Unfortunately the COPFS confused this request with a request made for statistics relating to the offence of Hamesucken.  It replied to the latter request, but did not the former.  This mistake was only discovered when a request for review was made under the provisions of FOISA.  On 28 September 2011 the COPFS responded withholding two disclosures it had previously made.

This withholding of information is rather odd as information released under FOI is a disclosure to the public and not just the individual who made the original request.  As can be seen from the response the information was disclosed to the other applicants “exercising their rights under FOISA”.  Thus that disclosure was made to the public at large and not simply those individual applicants.  If personal information is now involved, as the COPFS have advanced, then this must also have been the case at the time of the original disclosure and would therefore have been exempt under FOISA when it was originally requested.  The justification advanced by the COPFS in their substantive response has absolutely no basis in law.  Essentially, once a disclosure has been made under FOISA then the information can’t really then be later exempt in another request.  This is because the information is now considered to be in the public domain.

The problem with this request arises with other provisions within FOISA.  Section 48 of the Act means that the COPFS cannot be investigated by the Scottish Information Commissioner under Section 47(1) – an application for such an investigation would be invalid.  The only exception is where the request relates to information held by them as a result of the Lord Advocate’s position as a Scottish Minister under the Scotland Act 1998.  This request clearly does not fall into that exemption.

The result of this general invalidity of applications to the Commissioner in relation to the COPFS means that there is legally nothing that can be done regarding this request now.  Technically the COPFS response issued on 28 September 2011 is a response to the request for review.  It satisfies the requirements of FOISA to be such.  The COPFS have reached a decision on the initial application.  In the view of the commissioner that is the only option open to an authority where the complaint in a review is a failure to reach a decision on the request.

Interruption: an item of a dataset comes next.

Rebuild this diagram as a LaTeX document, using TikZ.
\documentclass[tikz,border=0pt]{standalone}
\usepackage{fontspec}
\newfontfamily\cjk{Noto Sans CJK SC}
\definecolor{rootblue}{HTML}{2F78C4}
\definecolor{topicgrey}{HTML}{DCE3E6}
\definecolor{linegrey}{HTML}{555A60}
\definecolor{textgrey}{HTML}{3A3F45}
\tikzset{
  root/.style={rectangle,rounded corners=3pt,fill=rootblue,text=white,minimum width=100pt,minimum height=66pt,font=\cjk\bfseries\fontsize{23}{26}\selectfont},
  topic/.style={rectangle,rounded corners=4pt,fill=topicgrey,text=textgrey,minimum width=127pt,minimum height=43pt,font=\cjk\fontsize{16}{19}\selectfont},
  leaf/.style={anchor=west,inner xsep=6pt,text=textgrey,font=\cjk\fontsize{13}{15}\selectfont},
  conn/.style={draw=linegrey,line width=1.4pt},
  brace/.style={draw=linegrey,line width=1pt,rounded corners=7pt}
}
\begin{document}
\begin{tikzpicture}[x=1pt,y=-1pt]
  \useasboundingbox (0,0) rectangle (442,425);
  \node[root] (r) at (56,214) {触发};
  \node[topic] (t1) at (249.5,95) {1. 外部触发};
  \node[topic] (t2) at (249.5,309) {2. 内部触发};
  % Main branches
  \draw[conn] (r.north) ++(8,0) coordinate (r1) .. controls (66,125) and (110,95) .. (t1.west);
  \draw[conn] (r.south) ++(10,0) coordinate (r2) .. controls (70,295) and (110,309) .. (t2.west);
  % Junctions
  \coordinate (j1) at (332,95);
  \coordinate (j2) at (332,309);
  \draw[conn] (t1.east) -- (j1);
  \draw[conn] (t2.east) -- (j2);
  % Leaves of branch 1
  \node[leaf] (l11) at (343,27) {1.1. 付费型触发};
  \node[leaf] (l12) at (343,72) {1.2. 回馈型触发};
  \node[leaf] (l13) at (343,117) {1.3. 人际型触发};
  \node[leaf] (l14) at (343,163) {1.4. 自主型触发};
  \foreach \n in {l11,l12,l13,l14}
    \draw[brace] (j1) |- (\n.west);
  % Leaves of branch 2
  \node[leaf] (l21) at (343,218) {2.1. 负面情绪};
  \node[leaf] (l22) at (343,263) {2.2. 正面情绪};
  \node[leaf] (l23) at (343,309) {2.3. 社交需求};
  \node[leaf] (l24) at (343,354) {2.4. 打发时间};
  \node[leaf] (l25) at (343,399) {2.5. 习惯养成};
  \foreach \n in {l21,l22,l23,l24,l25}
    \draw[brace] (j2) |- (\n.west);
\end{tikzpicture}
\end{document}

This creates a problem and it is certainly not a position that works in terms of the spirit of the legislation.  Something really ought to be done to rectify this wholly unsatisfactory situation.  The only options open are to rely on the goodwill of the COPFS to act in a way that is in line with the spirit of the legislation and look again at its decision or to begin involving MSPs to contact the COPFS in the hope that this persuades them to reconsider their decision.  It is certainly hoped that the COPFS will act in a way that could be described as in line with the spirit of the legislation and conduct what would technically be a second request for review without the need to involve elected members of Parliament.

While it is certainly not suggested that the COPFS have acted improperly and tried to consciously withhold information, this situation highlights how they could do so if they wished.  Simply by ignoring a request for information and a request for review they effectively kill the request.  They could of course (and again it is not suggested that they have acted in this way) apply exceptions that would never be upheld by the Commissioner in response to a request for review based upon a technical aspect as a way of preventing disclosure, there being no recourse for the applicant.

This is a situation that cannot be allowed to exist.  The position is wholly out of step with the spirit of the legislation.  There are two key amendments that could be made that would address this issue while keeping the general principles behind the inclusion of the COPFS in s.48.  Those two amendments would be:

1)      To permit the Scottish Information Commissioner to conduct a limited investigation into the COPFS where the complaint is a failure to respond to a request for information and a request for review.  The Commissioner should have the power to issue a decision notice compelling the COPFS to issue a substantive response in the way he can other public bodies subject to FOISA where it is found they have simply not complied with Sections 10(1) and 21(1) of FOISA.  Of course, it’s not practical to have him investigate himself and certainly it would be hoped that the commissioner’s office would never fail to comply with these technical aspects.  In light of this the amendment should only comply to s.48(b) and (c).

2)      To permit an applicant a right to request a second internal review, on the same terms as is currently contained within the Act, where following a request for review into a failure to respond within the required timescales the authority (including the Commissioner) seeks to apply exemptions.  Of course, this would not prevent the authority from deliberately withholding information if it wanted to do so, but would provide a legal route for genuine errors in the application of exemptions to be rectified.

These would be wholly sensible amendments to make to the Act and would not overly burden these public authorities.  It would provide a satisfactory resolution for the situation that is currently in existence based on the way in which the legislation is currently drafted.

The Scottish Government has promised to make sensible amendments to strengthen the Act and it is hoped that these amendments will feature in that Bill when it goes before Parliament during the 2011-12 year.